The deliberately spare “Metalhead” features a murderous robot dog as a main character, but the episode doesn’t provide enough detail about the world to make the dog’s interactions with the protagonist carry any weight. “Arkangel” and “Crocodile” see Brooker trying too hard to hit the beats of their respective subgenres, minimizing the science fiction aspect in the process. The parenting surveillance program in “Arkangel” doesn’t add any real nuance to the mother-daughter relationship at its core, while the memory-activated accident verification technology in “Crocodile” doesn’t actually factor into the main story. The relative absence of technology in these episodes wouldn’t have been a big problem if the human beings themselves were interesting, but they’re not. Black Mirror has always had something to say about people’s agency and use of power. Here, Brooker’s insights run thin.
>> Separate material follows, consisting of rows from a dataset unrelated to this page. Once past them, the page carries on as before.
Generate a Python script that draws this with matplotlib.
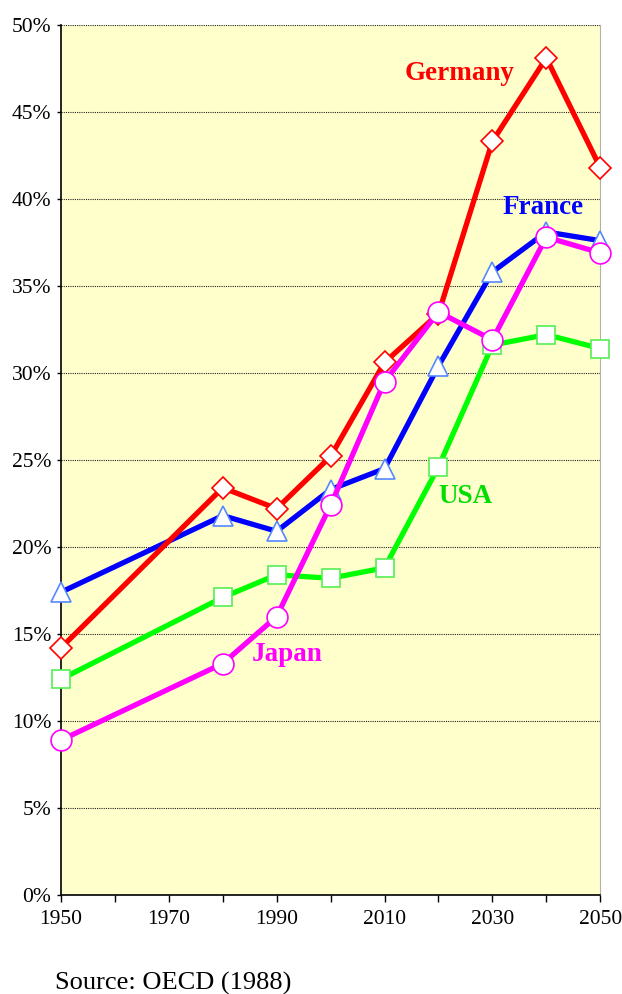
import matplotlib.pyplot as plt
from matplotlib.ticker import FixedLocator, NullFormatter

plt.rcParams['font.family'] = 'Liberation Serif'

years = [1950, 1980, 1990, 2000, 2010, 2020, 2030, 2040, 2050]
germany = [14.2, 23.4, 22.2, 25.2, 30.6, 33.4, 43.3, 48.1, 41.8]
france = [17.4, 21.8, 20.9, 23.3, 24.5, 30.4, 35.8, 38.1, 37.6]
usa = [12.4, 17.1, 18.4, 18.2, 18.8, 24.6, 31.6, 32.2, 31.4]
japan = [8.9, 13.3, 16.0, 22.4, 29.5, 33.5, 31.9, 37.8, 36.9]

fig = plt.figure(figsize=(6.22, 9.94), dpi=100)
ax = fig.add_axes([0.098, 0.0996, 0.867, 0.8754])
ax.set_facecolor('#FFFFCC')

ax.plot(years, usa, color='#00FF00', lw=3.8, marker='s', ms=13,
        mfc='white', mec='#55EE55', mew=1.2, zorder=3, clip_on=False)
ax.plot(years, france, color='#0000FF', lw=3.8, marker='^', ms=15,
        mfc='white', mec='#5588FF', mew=1.2, zorder=4, clip_on=False)
ax.plot(years, germany, color='#FF0000', lw=3.8, marker='D', ms=11,
        mfc='white', mec='#FF0000', mew=1.2, zorder=5, clip_on=False)
ax.plot(years, japan, color='#FF00FF', lw=3.8, marker='o', ms=15,
        mfc='white', mec='#FF00FF', mew=1.2, zorder=6, clip_on=False)

ax.text(2024, 47.2, 'Germany', color='#FF0000', fontsize=19.5, fontweight='bold', ha='center', va='center')
ax.text(2039.4, 39.5, 'France', color='#0000FF', fontsize=19.5, fontweight='bold', ha='center', va='center')
ax.text(2025, 22.9, 'USA', color='#00DD00', fontsize=19.5, fontweight='bold', ha='center', va='center')
ax.text(1992, 13.8, 'Japan', color='#FF00FF', fontsize=19.5, fontweight='bold', ha='center', va='center')

ax.set_xlim(1950, 2050)
ax.set_ylim(0, 50)
ax.set_xticks(range(1950, 2051, 20))
ax.xaxis.set_minor_locator(FixedLocator(range(1960, 2050, 20)))
ax.xaxis.set_minor_formatter(NullFormatter())
ax.set_yticks(range(0, 51, 5))
ax.set_yticklabels([f'{v}%' for v in range(0, 51, 5)])
ax.tick_params(axis='both', which='both', direction='out', length=5, width=1, labelsize=15.5, color='black')
ax.tick_params(axis='x', pad=6)
ax.tick_params(axis='y', length=3, pad=4)

ax.yaxis.grid(True, color='#222222', linestyle=(0, (1, 1)), linewidth=0.8)
ax.set_axisbelow(True)

ax.spines['top'].set_visible(False)
ax.spines['right'].set_color('#B0B0B0')
ax.spines['left'].set_linewidth(1.2)
ax.spines['bottom'].set_linewidth(1.2)

fig.text(55 / 622, 1 - 983 / 994, 'Source: OECD (1988)', fontsize=19, ha='left', va='center')

fig.savefig('out.png', dpi=100)
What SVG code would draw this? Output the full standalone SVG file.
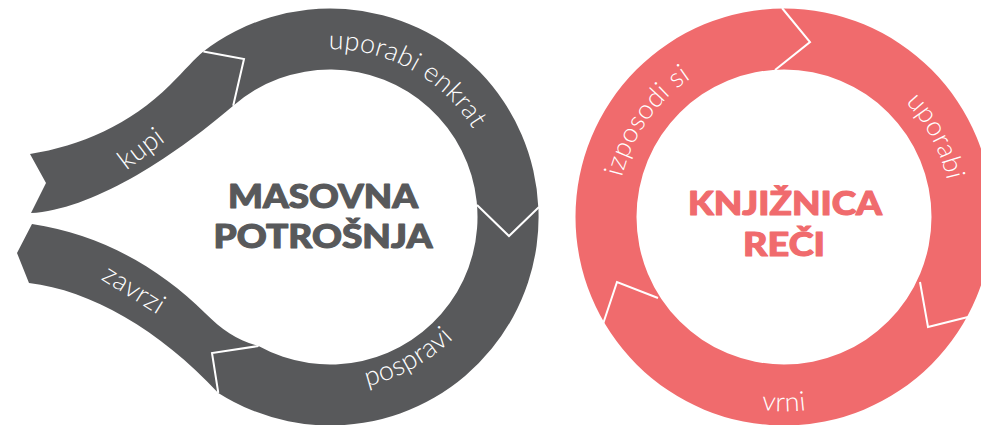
<svg xmlns="http://www.w3.org/2000/svg" width="981" height="425" viewBox="0 0 981 425">
  <style>
    .gray { fill: #58595B; }
    .pink { fill: #F06B6D; }
    .sep { fill: none; stroke: #FFFFFF; stroke-width: 2; stroke-linejoin: miter; }
    .lbl { font-family: Lato, "Open Sans", "Liberation Sans", sans-serif; font-weight: 300; font-size: 27px; letter-spacing: 0.3px; fill: #FFFFFF; }
    .title { font-family: Lato, "Liberation Sans", sans-serif; font-weight: 900; font-size: 32px; text-anchor: middle; stroke-width: 1.1; stroke-linejoin: round; }
    .tg { fill: #58595B; stroke: #58595B; }
    .tp { fill: #F06B6D; stroke: #F06B6D; }
  </style>
  <defs>
    <path id="arc-uporabi-enkrat" d="M186.2,134 A166,166 0 0 1 476.6,294.9"/>
    <path id="arc-pospravi" d="M167.2,311 A189,189 0 0 0 496,128.7"/>
    <path id="arc-izposodi" d="M685.3,352.9 A168,168 0 0 1 877.9,77.7"/>
    <path id="arc-uporabi" d="M707.7,67.3 A168,168 0 0 1 865.4,363.9"/>
    <path id="arc-vrni" d="M593,220.3 A191,191 0 0 0 975,220.3"/>
  </defs>

  <g id="masovna-potrosnja">
    <path class="gray" d="M30,154 C80,146 130,125 170,85 C185,70 195,58 203.4,51.4 A208.5,208.5 0 1 1 218.3,393 C160,330 90,290 29,283 L17,253 L32,224 C100,234 160,268 205,313 C222,330 238,341 258.5,346 A147.5,147.5 0 1 0 233.2,105.7 C170,160 90,210 31,213 L46,183 Z"/>
    <text class="lbl" transform="translate(142,150) rotate(-37)" text-anchor="middle" y="7">kupi</text>
    <text class="lbl"><textPath href="#arc-uporabi-enkrat" startOffset="50%" text-anchor="middle">uporabi enkrat</textPath></text>
    <text class="lbl"><textPath href="#arc-pospravi" startOffset="50%" text-anchor="middle">pospravi</textPath></text>
    <text class="lbl" transform="translate(133,291) rotate(32)" text-anchor="middle" y="7">zavrzi</text>
    <text class="title tg"><tspan x="323" y="208" textLength="190" lengthAdjust="spacingAndGlyphs">MASOVNA</tspan><tspan x="323" y="248" textLength="219" lengthAdjust="spacingAndGlyphs">POTROŠNJA</tspan></text>
  </g>

  <g id="knjiznica-reci">
    <path class="pink" fill-rule="evenodd" d="M575.5,217 A208.5,208.5 0 1 1 992.5,217 A208.5,208.5 0 1 1 575.5,217 Z M636.5,217 A147.5,147.5 0 1 0 931.5,217 A147.5,147.5 0 1 0 636.5,217 Z"/>
    <text class="lbl"><textPath href="#arc-izposodi" startOffset="50%" text-anchor="middle">izposodi si</textPath></text>
    <text class="lbl"><textPath href="#arc-uporabi" startOffset="50%" text-anchor="middle">uporabi</textPath></text>
    <text class="lbl"><textPath href="#arc-vrni" startOffset="50%" text-anchor="middle">vrni</textPath></text>
    <text class="title tp"><tspan x="785" y="215" textLength="194" lengthAdjust="spacingAndGlyphs">KNJIŽNICA</tspan><tspan x="784" y="256" textLength="82" lengthAdjust="spacingAndGlyphs">REČI</tspan></text>
  </g>

  <g id="separators">
    <polyline class="sep" points="203.4,51.4 244,59 233.2,105.7"/>
    <polyline class="sep" points="477,205 509,236 539,207"/>
    <polyline class="sep" points="258.5,346 212,353 218.3,393"/>
    <polyline class="sep" points="782,8 810,42 775,70"/>
    <polyline class="sep" points="920,282 928,327 968,317"/>
    <polyline class="sep" points="603,324 617,282 658,298"/>
  </g>
</svg>
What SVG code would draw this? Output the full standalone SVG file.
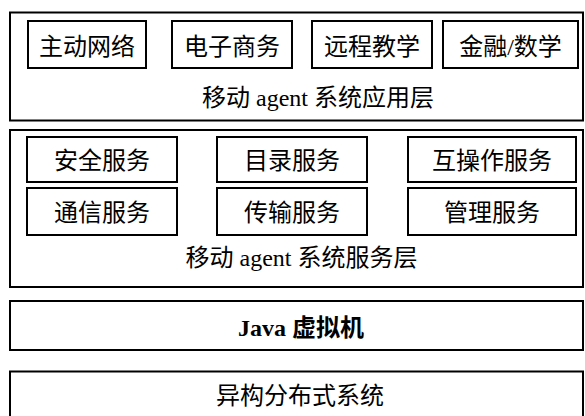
<svg xmlns="http://www.w3.org/2000/svg" width="585" height="416" viewBox="0 0 585 416">
<style>
  .layer { fill: none; stroke: #000; stroke-width: 2; }
  .box { fill: #fff; stroke: #000; stroke-width: 2; }
  text { font-family: "Liberation Serif", "Noto Sans CJK SC", serif; font-size: 24px; fill: #000; text-anchor: middle; }
  .bold { font-weight: bold; }
</style>
<rect width="585" height="416" fill="#fff"/>
<g id="app-layer">
  <rect class="layer" x="10" y="12.5" width="573" height="108"/>
  <text x="318" y="106">移动 agent 系统应用层</text>
</g>
<g id="node-zhudong">
  <rect class="box" x="28" y="21" width="118" height="47"/>
  <text x="87" y="55">主动网络</text>
</g>
<g id="node-dianzi">
  <rect class="box" x="172" y="21" width="120" height="47"/>
  <text x="232" y="55">电子商务</text>
</g>
<g id="node-yuancheng">
  <rect class="box" x="312" y="21" width="120" height="47"/>
  <text x="372" y="55">远程教学</text>
</g>
<g id="node-jinrong">
  <rect class="box" x="443" y="21" width="135" height="47"/>
  <text x="510.5" y="55">金融/数学</text>
</g>
<g id="service-layer">
  <rect class="layer" x="10" y="130" width="573" height="157"/>
  <text x="301.5" y="266">移动 agent 系统服务层</text>
</g>
<g id="node-anquan">
  <rect class="box" x="27" y="137" width="150" height="45"/>
  <text x="102" y="168.5">安全服务</text>
</g>
<g id="node-mulu">
  <rect class="box" x="217" y="137" width="150" height="45"/>
  <text x="292" y="168.5">目录服务</text>
</g>
<g id="node-hucaozuo">
  <rect class="box" x="408" y="137" width="168" height="45"/>
  <text x="492" y="168.5">互操作服务</text>
</g>
<g id="node-tongxin">
  <rect class="box" x="27" y="188" width="150" height="47"/>
  <text x="102" y="220.5">通信服务</text>
</g>
<g id="node-chuanshu">
  <rect class="box" x="217" y="188" width="150" height="47"/>
  <text x="292" y="220.5">传输服务</text>
</g>
<g id="node-guanli">
  <rect class="box" x="408" y="188" width="168" height="47"/>
  <text x="492" y="220.5">管理服务</text>
</g>
<g id="java-layer">
  <rect class="layer" x="10" y="301" width="573" height="49"/>
  <text class="bold" x="301" y="336">Java 虚拟机</text>
</g>
<g id="dist-layer">
  <rect class="layer" x="10" y="371.5" width="573" height="60"/>
  <text x="300" y="404">异构分布式系统</text>
</g>
<g id="connectors"></g>
</svg>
Ultimately, however, it would still be dishonest to write off this season of Black Mirror as a misfire. The show boasts some of the best sci-fi visual effects currently on television and consistently committed performances (even the weaker “Crocodile” features a compelling Andrea Riseborough), and it stands as a potent reminder of what an anthology series can do. Somehow, even the missteps seem deliberate—experiments made with the best intentions. With every episode of Black Mirror, this interconnected universe only gets deeper, most blatantly seen in the forgettable but decent “Black Museum.” Instead of sticking to a formula, the show continues to expand.


Black Museum


So even as this season of Black Mirror fails to be as engaging both intellectually and emotionally, Brooker seems to be attempting to expand the ways that sci-fi stories can be told on TV. Granted, he’s still in the midst of finding a way for Black Mirror’s best qualities to coexist with the trappings of other genres. But if the series gets renewed, and if Brooker continues on this path, we’d be happy to take another trip into his future.


Black Mirror is streaming on Netflix.